Here is a good idea for a cloudy rainy 40 degree day. Specific Things is looking for submissions of images and stories. It was funded by Josh Greene's project called Service-Works in which he, as a curator, donates one month of his wages from his fine-dining waiter job to someone who has won a grant from him to do a project. And the projects are good. Varied, but the way they fit together is terrific.

So back to Specific Things, which collects images of things with themes like, Young Women Holding Koalas

The idea is interesting and reminds me of when I went to Berlin and realized there was not one photo I could take that hadn't been taken. And original ones I could take with ME in them can be broken down into categories that remind me that everything I do may seem unique, but all the urges come from the same animal..

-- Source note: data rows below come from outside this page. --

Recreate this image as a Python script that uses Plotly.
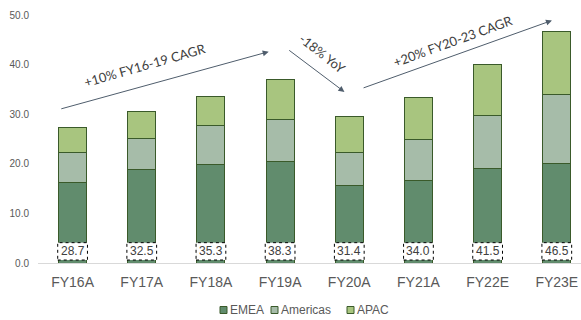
import plotly.graph_objects as go

categories = ["FY16A", "FY17A", "FY18A", "FY19A", "FY20A", "FY21A", "FY22E", "FY23E"]
emea = [16.3, 18.9, 19.8, 20.4, 15.7, 16.6, 19.0, 20.0]
americas = [6.0, 6.2, 7.9, 8.5, 6.6, 8.4, 10.7, 14.0]
apac = [5.1, 5.4, 5.8, 8.1, 7.3, 8.4, 10.4, 12.6]
totals = ["28.7", "32.5", "35.3", "38.3", "31.4", "34.0", "41.5", "46.5"]
y_ticks = [0, 10, 20, 30, 40, 50]

series_names = ["EMEA", "Americas", "APAC"]
series_colors = ["#618c6d", "#a6bca9", "#a8c57f"]
outline = "#3a5a2a"
text_gray = "#595959"
arrow_color = "#4f5d6c"

W, H = 581, 320
ML, MR, MT, MB = 38, 0, 15, 57
PW = W - ML - MR
PH = H - MT - MB

fig = go.Figure()
for name, vals, col in zip(series_names, [emea, americas, apac], series_colors):
    fig.add_trace(go.Bar(
        x=categories, y=vals, name=name,
        marker=dict(color=col, line=dict(color=outline, width=1)),
        showlegend=False, hoverinfo="x+y+name",
    ))

shapes = []
annotations = []

# total boxes at the bottom of each bar
for i, t in enumerate(totals):
    shapes.append(dict(type="rect", xref="x", yref="y",
                       x0=i - 0.215, x1=i + 0.215, y0=0.6, y1=4.1,
                       line=dict(color="black", width=1, dash="dot"),
                       fillcolor="white", layer="above"))
    annotations.append(dict(x=i, y=2.35, xref="x", yref="y", text=t,
                            showarrow=False,
                            font=dict(family="Liberation Sans, Arial", size=12, color="#404040")))

# trend arrows (head x,y ; tail ax,ay)
arrows = [
    (2.835, 42.6, -0.185, 31.0),
    (3.93, 34.5, 3.11, 43.1),
    (6.93, 48.9, 4.185, 35.2),
]
for hx, hy, tx, ty in arrows:
    annotations.append(dict(x=hx, y=hy, ax=tx, ay=ty, xref="x", yref="y",
                            axref="x", ayref="y", text="", showarrow=True,
                            arrowhead=2, arrowsize=1.2, arrowwidth=1,
                            arrowcolor=arrow_color))

trend_labels = [
    ("+10% FY16-19 CAGR", 1.05, 39.9, -16),
    ("-18% YoY", 3.62, 42.1, 38),
    ("+20% FY20-23 CAGR", 5.5, 44.8, -20),
]
for txt, x, y, ang in trend_labels:
    annotations.append(dict(x=x, y=y, xref="x", yref="y", text=txt,
                            showarrow=False, textangle=ang,
                            font=dict(family="Lato, Open Sans", size=13, color="#404040")))

# custom legend (pixel positions converted to paper coords)
def px_x(p):
    return (p - ML) / PW

def px_y(p):
    return (MT + PH - p) / PH

legend_x = [220, 271, 347]
for name, col, lx in zip(series_names, series_colors, legend_x):
    shapes.append(dict(type="rect", xref="paper", yref="paper",
                       x0=px_x(lx), x1=px_x(lx + 7), y0=px_y(313.5), y1=px_y(306.5),
                       line=dict(color=outline, width=1), fillcolor=col))
    annotations.append(dict(x=px_x(lx + 8), y=px_y(310), xref="paper", yref="paper",
                            xanchor="left", yanchor="middle", text=name, showarrow=False,
                            font=dict(family="Liberation Sans, Arial", size=12, color=text_gray)))

fig.update_layout(
    width=W, height=H,
    margin=dict(l=ML, r=MR, t=MT, b=MB, pad=0),
    barmode="stack", bargap=0.595,
    plot_bgcolor="white", paper_bgcolor="white",
    shapes=shapes, annotations=annotations,
    xaxis=dict(range=[-0.5, 7.35], showline=True, linecolor="#d9d9d9", linewidth=1,
               showgrid=False, ticks="", ticklabelstandoff=6,
               tickfont=dict(family="Liberation Sans, Arial", size=14, color=text_gray)),
    yaxis=dict(range=[0, 50], tickvals=y_ticks, ticktext=[f"{v:.1f}" for v in y_ticks],
               showgrid=False, zeroline=False, showline=False, ticks="",
               ticklabelstandoff=8,
               tickfont=dict(family="Liberation Sans, Arial", size=10, color=text_gray)),
    showlegend=False,
)

fig.write_html("out.html")
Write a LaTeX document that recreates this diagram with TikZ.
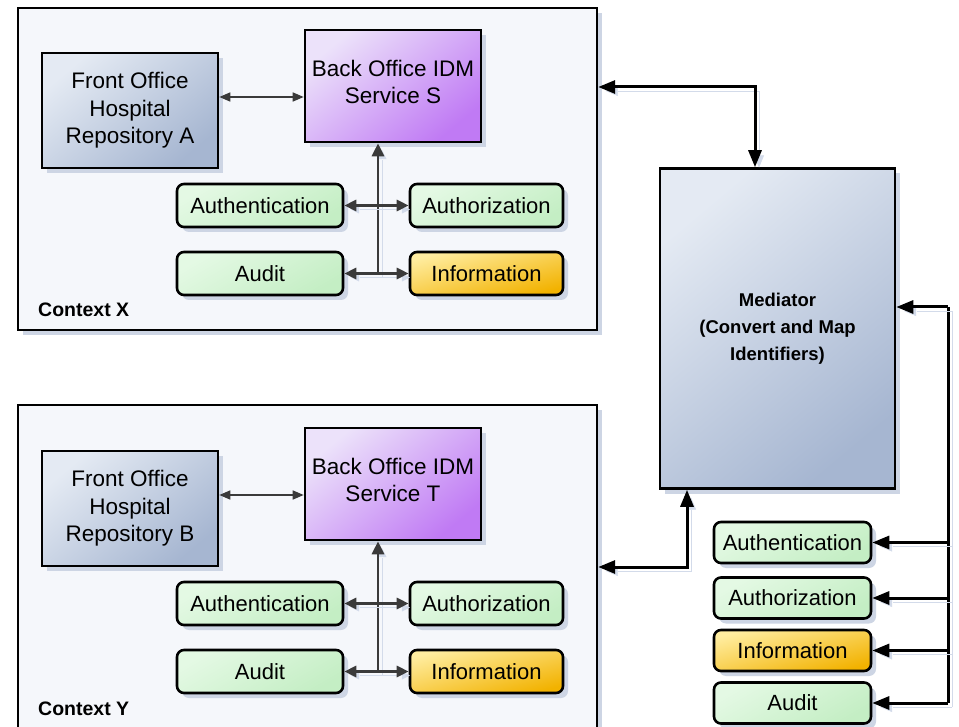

Dulce Pinzon! by Nicole Marroquin


The work by Dulce Pinzon is amazing. Very interesting to me for a variety of reasons: it is participatory as well as about masking and icons, immigrants are the participants, and it is also about the economics of immigrant labor, not jargon or vague blaming. Note that one of the heros is El Santo. Also, my favorite is the delivery man named Noe. I also love the fit of the uniforms, the settings including the people in the backgrounds and the inclusion of how much $ is sent home and when. MEATY. I am a little uncomfortable about her diminunizing them- she says they are tiny- but their efforts are huge. Is that patronizing? I'll have to think on it a bit. The gigolo photo is moving.

I just started working on some shero masks so very timely, this new information.

Thanks, Redheadread for the tipoff. You have an eagle eye.